Born with severe conjunctivitis so bad he had no tear ducts, Danny struggled with many things growing up. He had trouble eating, walking, and talking, so he was taught at various Pennsylvania schools that offered the proper support for him, like the Child Development Centers, K.D. Markley Elementary School, and West Brandywine School before high school.
“Cat Pickering (Technical College High School Pickering Campus) was where he graduated from high school, and he did really well,” says Atkinson. “Cat Pickering had a worker’s program where they would transport him to work during the day. That’s how he got to Kimberton Whole Foods, and in 2004 when he graduated, we went to KenCrest to get paid for his work.”
Danny joined KenCrest’s Employment program to access the proper support he needed to work.
Starting in 1984, the Employment program-built employer partnerships and connected the people we support with paid employment throughout Pennsylvania’s various communities. Now, 39 years later, the Employment program focuses on people’s skills and preferences, letting them find work they want and enjoy, which is what Danny found.
He works at Kimberton four days a week on Monday, Tuesday, Thursday, and Friday for 12 hours total because, as Danny says, “I need a day off!” During his shift, he sorts the recycling into the proper bins, helps restock shelves, and, his favorite part of the job, greets the customers.

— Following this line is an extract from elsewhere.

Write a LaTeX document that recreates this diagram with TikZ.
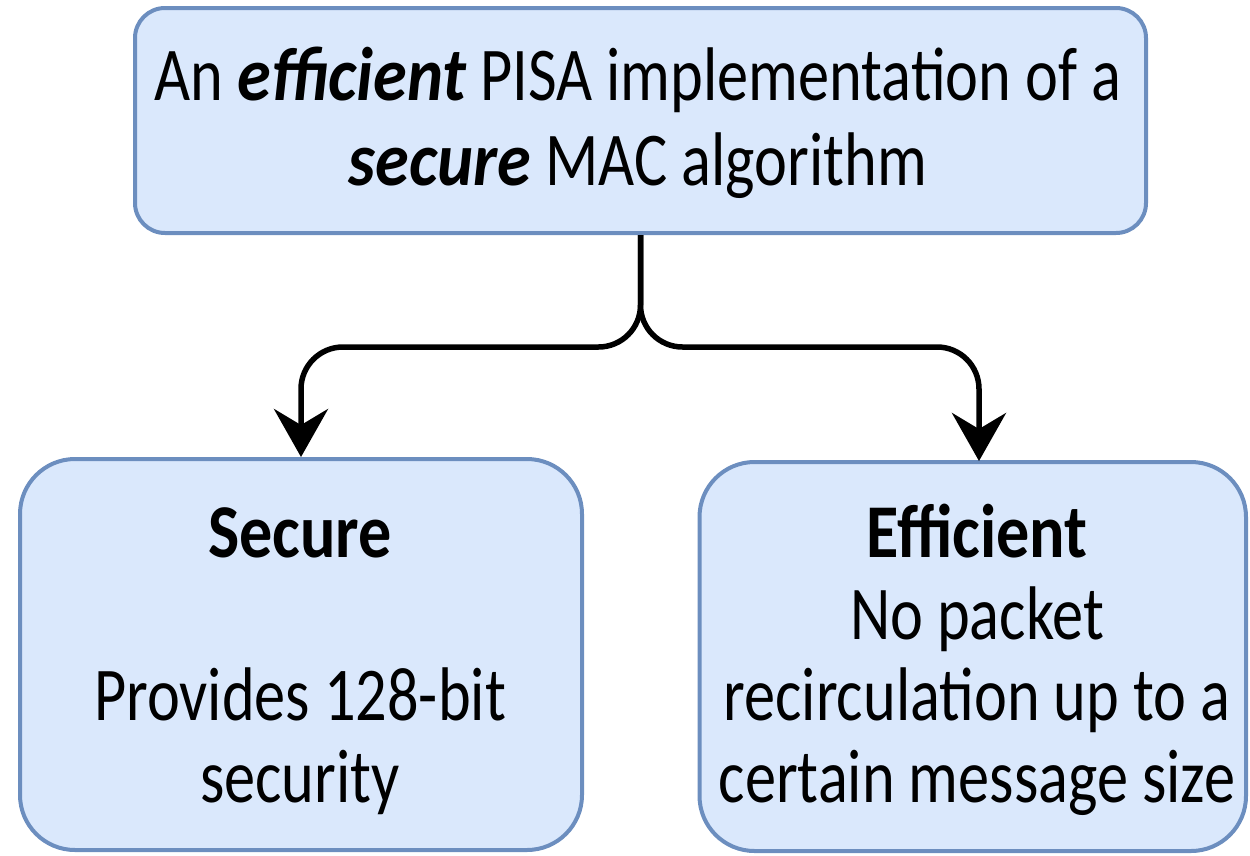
\documentclass[tikz,border=0pt]{standalone}
\usepackage{fontspec}
\setmainfont{Carlito}[FakeStretch=0.82]
\newfontfamily\keyfont{Carlito}[FakeStretch=0.9]
\newfontfamily\headfont{Carlito}[FakeStretch=0.87]
\usetikzlibrary{arrows.meta}
\definecolor{boxfill}{HTML}{DAE8FC}
\definecolor{boxline}{HTML}{6C8EBF}
\tikzset{
  box/.style={draw=boxline, fill=boxfill, line width=4pt, inner sep=0pt},
  txt/.style={anchor=base, inner sep=0pt, font=\fontsize{76}{82}\selectfont},
  link/.style={line width=5.5pt, rounded corners=42pt,
    -{Stealth[length=48pt,width=54pt,inset=16pt]}},
}
\newcommand{\kw}[1]{{\keyfont\bfseries\itshape #1}}
\newcommand{\hd}[1]{{\headfont\bfseries #1}}
\begin{document}
\begin{tikzpicture}[x=1pt,y=-1pt]
\useasboundingbox (0,0) rectangle (1250,855);

% boxes
\node[box, minimum width=1011pt, minimum height=225pt, rounded corners=30pt] (top) at (640.5,120.5) {};
\node[box, minimum width=562pt, minimum height=391pt, rounded corners=55pt] (left) at (301,654.5) {};
\node[box, minimum width=546.5pt, minimum height=389pt, rounded corners=55pt] (right) at (972.75,656.5) {};

% texts
\node[txt] (t1) at (638,100) {An \kw{efficient} PISA implementation of a};
\node[txt] (t2) at (638,185) {\kw{secure} MAC algorithm};

\node[txt] (l1) at (300,557) {\hd{Secure}};
\node[txt] (l2) at (300,720) {Provides 128-bit};
\node[txt] (l3) at (300,802) {security};

\node[txt] (r1) at (977,557) {\hd{Efficient}};
\node[txt] (r2) at (977,639) {No packet};
\node[txt] (r3) at (977,720) {recirculation up to a};
\node[txt] (r4) at (977,802) {certain message size};

% connectors
\coordinate (fork) at (640.5,347);
\coordinate (rtip) at (979,461);
\draw[link] (top.south) -- (fork) -| (left.north);
\draw[link] (top.south) -- (fork) -| (rtip);
\end{tikzpicture}
\end{document}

When at work, Danny is the light in the dark; he is constantly chatting with customers, making them smile and laugh with his charming jokes. He is always around to lend an extra hand to any team member and truly loves doing the work.
“He’s like one of the greatest assets to our company,” says Grocery team member Brian Cahill. “I feel like everybody knows when Danny’s here; it’s a better day.”

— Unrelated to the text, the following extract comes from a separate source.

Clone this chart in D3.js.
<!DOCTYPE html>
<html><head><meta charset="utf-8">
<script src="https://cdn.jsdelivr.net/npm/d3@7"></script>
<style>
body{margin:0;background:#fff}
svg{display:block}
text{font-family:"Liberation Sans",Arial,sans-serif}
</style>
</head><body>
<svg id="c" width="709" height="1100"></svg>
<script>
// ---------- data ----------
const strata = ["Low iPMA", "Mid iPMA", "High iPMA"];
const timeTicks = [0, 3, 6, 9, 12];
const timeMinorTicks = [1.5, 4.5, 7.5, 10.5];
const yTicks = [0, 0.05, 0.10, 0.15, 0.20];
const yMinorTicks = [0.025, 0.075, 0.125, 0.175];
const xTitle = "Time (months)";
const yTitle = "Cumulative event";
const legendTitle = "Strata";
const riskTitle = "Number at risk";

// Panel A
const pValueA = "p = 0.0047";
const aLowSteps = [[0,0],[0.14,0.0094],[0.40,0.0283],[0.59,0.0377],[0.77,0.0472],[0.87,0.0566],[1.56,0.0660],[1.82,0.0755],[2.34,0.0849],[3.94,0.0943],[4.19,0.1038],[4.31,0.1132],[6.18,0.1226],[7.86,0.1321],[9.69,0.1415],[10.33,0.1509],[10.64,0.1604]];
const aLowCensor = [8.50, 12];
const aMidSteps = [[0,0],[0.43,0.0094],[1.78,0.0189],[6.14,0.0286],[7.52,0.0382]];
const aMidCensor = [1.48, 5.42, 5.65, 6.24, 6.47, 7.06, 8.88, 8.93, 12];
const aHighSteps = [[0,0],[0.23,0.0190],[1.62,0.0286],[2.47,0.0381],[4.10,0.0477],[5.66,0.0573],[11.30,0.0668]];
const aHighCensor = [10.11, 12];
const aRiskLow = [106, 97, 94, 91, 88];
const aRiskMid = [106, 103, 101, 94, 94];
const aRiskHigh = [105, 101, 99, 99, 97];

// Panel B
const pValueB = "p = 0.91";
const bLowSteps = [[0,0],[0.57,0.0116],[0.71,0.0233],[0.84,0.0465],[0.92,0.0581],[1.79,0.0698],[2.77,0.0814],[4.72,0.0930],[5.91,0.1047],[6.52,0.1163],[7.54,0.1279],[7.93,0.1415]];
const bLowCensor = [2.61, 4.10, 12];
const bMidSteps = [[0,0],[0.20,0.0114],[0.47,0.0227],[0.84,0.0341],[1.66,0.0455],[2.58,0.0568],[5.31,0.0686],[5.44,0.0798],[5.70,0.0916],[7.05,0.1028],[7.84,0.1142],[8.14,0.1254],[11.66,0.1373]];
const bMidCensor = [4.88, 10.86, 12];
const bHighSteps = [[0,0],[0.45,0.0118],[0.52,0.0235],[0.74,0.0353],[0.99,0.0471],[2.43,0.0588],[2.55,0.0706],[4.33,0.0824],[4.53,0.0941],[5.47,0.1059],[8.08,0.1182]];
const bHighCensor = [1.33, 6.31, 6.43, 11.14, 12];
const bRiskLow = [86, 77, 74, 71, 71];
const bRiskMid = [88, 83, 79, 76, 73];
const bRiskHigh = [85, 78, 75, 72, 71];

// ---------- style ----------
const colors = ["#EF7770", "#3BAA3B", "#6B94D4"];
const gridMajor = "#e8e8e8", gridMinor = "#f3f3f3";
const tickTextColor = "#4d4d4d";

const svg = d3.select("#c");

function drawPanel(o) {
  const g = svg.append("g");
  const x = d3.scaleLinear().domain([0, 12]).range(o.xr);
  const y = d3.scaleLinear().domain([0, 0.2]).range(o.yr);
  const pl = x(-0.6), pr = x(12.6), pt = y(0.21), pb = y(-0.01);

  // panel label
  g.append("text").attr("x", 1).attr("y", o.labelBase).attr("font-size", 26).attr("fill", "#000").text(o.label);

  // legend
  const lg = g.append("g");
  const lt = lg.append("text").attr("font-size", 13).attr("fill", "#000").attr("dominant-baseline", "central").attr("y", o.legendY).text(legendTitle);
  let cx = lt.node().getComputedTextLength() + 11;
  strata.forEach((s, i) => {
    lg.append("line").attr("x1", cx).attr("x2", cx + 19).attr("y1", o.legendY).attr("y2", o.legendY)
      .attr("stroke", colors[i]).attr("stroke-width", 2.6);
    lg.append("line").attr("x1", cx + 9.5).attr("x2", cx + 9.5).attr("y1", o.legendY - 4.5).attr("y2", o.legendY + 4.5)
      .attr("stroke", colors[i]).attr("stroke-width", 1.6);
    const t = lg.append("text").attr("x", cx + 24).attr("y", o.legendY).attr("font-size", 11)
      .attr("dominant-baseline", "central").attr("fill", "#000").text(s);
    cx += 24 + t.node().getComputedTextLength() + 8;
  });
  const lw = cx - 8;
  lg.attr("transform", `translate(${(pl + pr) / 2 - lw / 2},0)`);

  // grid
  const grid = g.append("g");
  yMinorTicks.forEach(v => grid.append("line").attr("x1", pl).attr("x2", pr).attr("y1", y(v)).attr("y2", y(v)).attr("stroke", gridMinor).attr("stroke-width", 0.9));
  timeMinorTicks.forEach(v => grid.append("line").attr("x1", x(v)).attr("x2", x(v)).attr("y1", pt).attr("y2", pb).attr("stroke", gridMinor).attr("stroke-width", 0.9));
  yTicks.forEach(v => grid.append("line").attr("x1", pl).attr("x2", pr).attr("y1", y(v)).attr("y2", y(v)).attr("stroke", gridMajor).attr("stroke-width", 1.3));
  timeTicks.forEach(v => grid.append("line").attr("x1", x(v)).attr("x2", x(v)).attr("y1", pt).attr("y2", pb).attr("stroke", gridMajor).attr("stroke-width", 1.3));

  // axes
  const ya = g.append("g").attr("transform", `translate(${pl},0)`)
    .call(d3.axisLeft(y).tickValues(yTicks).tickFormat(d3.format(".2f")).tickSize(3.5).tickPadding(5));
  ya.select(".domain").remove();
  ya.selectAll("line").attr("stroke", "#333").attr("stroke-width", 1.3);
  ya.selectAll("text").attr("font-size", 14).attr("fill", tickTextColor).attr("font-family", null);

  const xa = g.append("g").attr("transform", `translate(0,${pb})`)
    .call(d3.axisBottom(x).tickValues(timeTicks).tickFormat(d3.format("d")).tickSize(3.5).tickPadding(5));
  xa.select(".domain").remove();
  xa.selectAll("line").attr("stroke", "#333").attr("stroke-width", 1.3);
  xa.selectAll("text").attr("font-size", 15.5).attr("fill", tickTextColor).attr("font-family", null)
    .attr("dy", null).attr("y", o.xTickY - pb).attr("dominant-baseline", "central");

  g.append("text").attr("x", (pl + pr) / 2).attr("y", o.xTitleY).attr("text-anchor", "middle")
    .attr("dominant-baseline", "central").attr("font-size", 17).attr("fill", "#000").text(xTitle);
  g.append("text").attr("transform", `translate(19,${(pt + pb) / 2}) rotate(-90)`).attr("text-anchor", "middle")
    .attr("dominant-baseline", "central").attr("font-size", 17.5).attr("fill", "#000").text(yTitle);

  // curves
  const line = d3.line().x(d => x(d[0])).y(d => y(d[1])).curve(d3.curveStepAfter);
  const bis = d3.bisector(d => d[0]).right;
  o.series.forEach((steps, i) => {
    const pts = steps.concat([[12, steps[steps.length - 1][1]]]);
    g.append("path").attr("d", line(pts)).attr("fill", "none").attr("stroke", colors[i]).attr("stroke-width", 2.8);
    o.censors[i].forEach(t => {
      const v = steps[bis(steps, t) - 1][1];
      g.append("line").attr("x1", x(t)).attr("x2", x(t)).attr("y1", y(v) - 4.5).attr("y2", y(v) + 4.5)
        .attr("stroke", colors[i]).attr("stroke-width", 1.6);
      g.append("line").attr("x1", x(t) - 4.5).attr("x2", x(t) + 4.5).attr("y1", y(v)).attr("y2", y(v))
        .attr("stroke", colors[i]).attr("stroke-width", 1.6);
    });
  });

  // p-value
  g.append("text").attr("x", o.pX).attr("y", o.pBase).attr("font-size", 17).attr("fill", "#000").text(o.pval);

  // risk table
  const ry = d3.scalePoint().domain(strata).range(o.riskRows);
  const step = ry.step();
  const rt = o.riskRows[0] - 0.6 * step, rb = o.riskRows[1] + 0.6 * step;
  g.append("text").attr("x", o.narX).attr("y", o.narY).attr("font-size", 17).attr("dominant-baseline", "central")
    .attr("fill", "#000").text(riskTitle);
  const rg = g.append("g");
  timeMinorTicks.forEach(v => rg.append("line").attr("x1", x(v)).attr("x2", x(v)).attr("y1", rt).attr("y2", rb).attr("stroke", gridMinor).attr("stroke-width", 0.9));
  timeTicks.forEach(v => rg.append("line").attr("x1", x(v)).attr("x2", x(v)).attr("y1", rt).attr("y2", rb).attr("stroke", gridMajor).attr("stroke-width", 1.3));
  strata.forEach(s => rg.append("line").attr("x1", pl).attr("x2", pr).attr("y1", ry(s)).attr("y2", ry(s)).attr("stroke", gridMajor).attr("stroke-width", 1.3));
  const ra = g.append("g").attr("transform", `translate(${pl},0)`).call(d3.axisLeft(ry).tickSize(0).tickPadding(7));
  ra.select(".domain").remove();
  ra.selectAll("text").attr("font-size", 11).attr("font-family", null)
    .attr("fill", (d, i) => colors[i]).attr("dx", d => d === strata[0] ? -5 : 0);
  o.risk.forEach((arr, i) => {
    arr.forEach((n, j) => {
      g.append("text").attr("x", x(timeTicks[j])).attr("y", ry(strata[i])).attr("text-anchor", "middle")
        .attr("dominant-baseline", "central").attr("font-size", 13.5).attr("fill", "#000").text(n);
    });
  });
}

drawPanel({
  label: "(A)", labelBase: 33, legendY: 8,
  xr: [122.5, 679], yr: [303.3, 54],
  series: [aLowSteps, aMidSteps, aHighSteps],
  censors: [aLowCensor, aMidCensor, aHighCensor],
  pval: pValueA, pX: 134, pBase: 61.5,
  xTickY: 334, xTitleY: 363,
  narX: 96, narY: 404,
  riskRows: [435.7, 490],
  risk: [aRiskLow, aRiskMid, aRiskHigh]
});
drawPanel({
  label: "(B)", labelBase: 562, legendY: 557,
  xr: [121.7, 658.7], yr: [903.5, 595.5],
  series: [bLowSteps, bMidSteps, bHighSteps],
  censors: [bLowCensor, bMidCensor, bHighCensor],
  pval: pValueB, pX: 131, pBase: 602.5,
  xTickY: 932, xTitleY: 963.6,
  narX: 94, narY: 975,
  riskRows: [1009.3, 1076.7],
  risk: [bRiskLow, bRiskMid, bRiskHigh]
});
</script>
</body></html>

“Having an employee like Danny shows the rest of the team and our community how much we care; it gives us a different perspective on the workplace and teaches us how to communicate differently,” adds Cahill.
Kimberton Whole Foods has been the pillar of its community since 1994 when the store opened its doors. Since then, it’s grown to include a garden and gift shop, the Kimberton Café, and an endless supply of organic produce, raw dairy, humanely raised meats, gourmet foods, baked goods, household items, and so much more.

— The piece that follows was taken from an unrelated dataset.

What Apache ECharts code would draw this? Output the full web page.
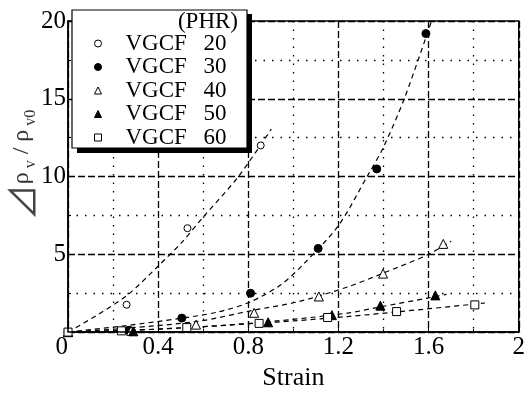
<!DOCTYPE html>
<html><head><meta charset="utf-8">
<script src="https://cdn.jsdelivr.net/npm/echarts@6/dist/echarts.min.js"></script>
<style>html,body{margin:0;padding:0;background:#fff}#c{width:528px;height:396px}</style>
</head><body><div id="c"></div>
<script>
// ---- data ----
var seriesNames = ['VGCF 20', 'VGCF 30', 'VGCF 40', 'VGCF 50', 'VGCF 60'];
var phrLabels = ['20', '30', '40', '50', '60'];
var xTicks = [0, 0.4, 0.8, 1.2, 1.6, 2];
var yTicks = [0, 5, 10, 15, 20];

// measured points
var x20 = [0, 0.26, 0.53, 0.855];
var y20 = [0, 1.76, 6.68, 12.0];
var x30 = [0, 0.27, 0.505, 0.81, 1.11, 1.37, 1.588];
var y30 = [0, 0.12, 0.9, 2.5, 5.38, 10.49, 19.19];
var x40 = [0, 0.28, 0.568, 0.826, 1.113, 1.398, 1.665];
var y40 = [0, 0.08, 0.48, 1.24, 2.29, 3.76, 5.67];
var x50 = [0, 0.29, 0.888, 1.171, 1.386, 1.63];
var y50 = [0, 0.05, 0.63, 1.09, 1.7, 2.36];
var x60 = [0, 0.237, 0.527, 0.848, 1.152, 1.458, 1.805];
var y60 = [0, 0.08, 0.29, 0.56, 0.94, 1.32, 1.75];

// fitted dashed curves
var cx20 = [0, 0.13, 0.265, 0.404, 0.507, 0.60, 0.756, 0.902];
var cy20 = [0, 1.1, 2.4, 4.3, 5.8, 7.4, 10.0, 13.05];
var cx30 = [0, 0.258, 0.507, 0.668, 0.81, 0.946, 1.049, 1.2, 1.327, 1.4, 1.493, 1.613];
var cy30 = [0, 0.42, 0.9, 1.3, 1.95, 3.06, 4.43, 6.85, 10.0, 11.9, 15.04, 20.0];
var cx40 = [0, 0.26, 0.58, 0.82, 1.02, 1.24, 1.4, 1.6, 1.70];
var cy40 = [0, 0.25, 0.7, 1.4, 1.95, 2.9, 3.8, 5.0, 5.84];
var cx50 = [0, 0.28, 0.58, 0.9, 1.24, 1.386, 1.6, 1.68];
var cy50 = [0, 0.12, 0.33, 0.68, 1.22, 1.62, 2.2, 2.43];
var cx60 = [0, 0.25, 0.58, 0.85, 1.0, 1.24, 1.46, 1.804, 1.85];
var cy60 = [0, 0.1, 0.33, 0.58, 0.72, 1.0, 1.3, 1.8, 1.87];

function pairs(xs, ys) { return xs.map(function (v, i) { return [v, ys[i]]; }); }

var FONT = 'Liberation Serif, Tinos, DejaVu Serif, serif';
var markerDefs = [
  { symbol: 'circle', size: 7, fill: '#fff' },
  { symbol: 'circle', size: 8, fill: '#000' },
  { symbol: 'triangle', size: 9, fill: '#fff' },
  { symbol: 'triangle', size: 9, fill: '#000' },
  { symbol: 'rect', size: 8, fill: '#fff' }
];
var pts = [pairs(x20, y20), pairs(x30, y30), pairs(x40, y40), pairs(x50, y50), pairs(x60, y60)];
var curves = [pairs(cx20, cy20), pairs(cx30, cy30), pairs(cx40, cy40), pairs(cx50, cy50), pairs(cx60, cy60)];

var series = [];
curves.forEach(function (c, i) {
  series.push({
    type: 'line', name: 'fit' + i, data: c, smooth: 0.3, showSymbol: false, silent: true,
    lineStyle: { color: '#000', width: 1.2, type: [5, 4] }, z: 2
  });
});
pts.forEach(function (p, i) {
  var m = markerDefs[i];
  series.push({
    type: 'scatter', name: seriesNames[i], data: p, symbol: m.symbol, symbolSize: m.size,
    itemStyle: { color: m.fill, borderColor: '#000', borderWidth: 1, opacity: 1 }, z: 5
  });
});

var chart = echarts.init(document.getElementById('c'), null, { renderer: 'canvas' });
chart.setOption({
  animation: false,
  backgroundColor: '#fff',
  grid: { left: 68, right: 5, top: 21, bottom: 58, show: true, borderColor: '#000', borderWidth: 1.5, backgroundColor: 'transparent', z: 10 },
  xAxis: {
    type: 'value', min: xTicks[0], max: xTicks[xTicks.length - 1], interval: 0.4,
    name: 'Strain', nameLocation: 'middle', nameGap: 31,
    nameTextStyle: { fontFamily: FONT, fontSize: 26, color: '#000' },
    axisLine: { show: true, lineStyle: { color: '#000', width: 1.5 } },
    axisTick: { show: true, inside: true, length: 4, lineStyle: { color: '#000' } },
    minorTick: { show: true, splitNumber: 2, length: 3, lineStyle: { color: '#000' } },
    axisLabel: { fontFamily: FONT, fontSize: 25, color: '#000', margin: 3, alignMinLabel: 'right',
      formatter: function (v) { return xTicks.indexOf(Math.round(v * 10) / 10) >= 0 ? String(Math.round(v * 10) / 10) : ''; } },
    splitLine: { show: true, lineStyle: { color: '#000', width: 1.3, type: [7, 3] } },
    minorSplitLine: { show: true, lineStyle: { color: '#000', width: 1.3, type: [1.5, 7] } }
  },
  yAxis: {
    type: 'value', min: yTicks[0], max: yTicks[yTicks.length - 1], interval: 5,
    axisLine: { show: true, lineStyle: { color: '#000', width: 1.5 } },
    axisTick: { show: true, inside: true, length: 4, lineStyle: { color: '#000' } },
    minorTick: { show: true, splitNumber: 2, length: 3, lineStyle: { color: '#000' } },
    axisLabel: { fontFamily: FONT, fontSize: 25, color: '#000', margin: 2,
      formatter: function (v) { return v === 0 ? '' : String(v); } },
    splitLine: { show: true, lineStyle: { color: '#000', width: 1.3, type: [7, 3] } },
    minorSplitLine: { show: true, lineStyle: { color: '#000', width: 1.3, type: [1.5, 7] } }
  },
  legend: {
    orient: 'vertical', left: 94, top: 32, padding: 0, itemGap: 0.5,
    itemWidth: 7, itemHeight: 7, z: 30, selectedMode: false,
    data: seriesNames.map(function (n, i) {
      var m = markerDefs[i];
      return { name: n, icon: m.symbol, itemStyle: { color: m.fill, borderColor: '#000', borderWidth: 1 } };
    }),
    formatter: function (name) {
      var i = seriesNames.indexOf(name);
      return '{p|}{a|VGCF}{b|' + phrLabels[i] + '}';
    },
    textStyle: {
      fontFamily: FONT, fontSize: 23, color: '#000', lineHeight: 22,
      rich: {
        p: { width: 19 },
        a: { width: 78, fontFamily: FONT, fontSize: 23, lineHeight: 22 },
        b: { fontFamily: FONT, fontSize: 23, lineHeight: 22 }
      }
    }
  },
  graphic: [
    { type: 'rect', z: 20, shape: { x: 77, y: 14, width: 175, height: 139 }, style: { fill: '#000' } },
    { type: 'rect', z: 21, shape: { x: 72, y: 10, width: 175, height: 138 }, style: { fill: '#fff', stroke: '#000', lineWidth: 1.2 } },
    { type: 'text', z: 22, style: { text: '(PHR)', x: 238, y: 22, align: 'right', verticalAlign: 'middle', font: '23px ' + FONT, fill: '#000' } },
    { type: 'text', z: 22, x: 22, y: 165, rotation: Math.PI / 2,
      style: {
        text: '{t|⊿}{r|ρ}{s| v}{r| / ρ}{s| v0}',
        align: 'center', verticalAlign: 'middle', fill: '#333',
        rich: {
          t: { fontFamily: 'Noto Sans CJK JP, DejaVu Sans, sans-serif', fontSize: 36, fill: '#444', lineHeight: 34 },
          r: { fontFamily: FONT, fontSize: 24, fill: '#333', lineHeight: 34 },
          s: { fontFamily: FONT, fontSize: 16, fill: '#333', lineHeight: 34, verticalAlign: 'bottom', padding: [12, 0, 0, 0] }
        }
      }
    }
  ],
  series: series
});
</script></body></html>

According to their website, Kimberton’s mission is to “serve as a community market with a passionate commitment to integrity, sustainable agriculture, and fair trade.” Since its opening, the store has abided by its values to care for the earth by promoting organic and biodynamic farming methods, building cooperative solid ties within the community, supporting each person’s quest to learn about conscious, healthy living solutions, and honoring each customer with outstanding service—something Danny actively achieves daily.
“We live in this community, and Danny knows more people than I do,” laughs Nancy. “All the customers know him now; whenever we go into the post office or a local store, everyone’s like ‘Hi Dan!”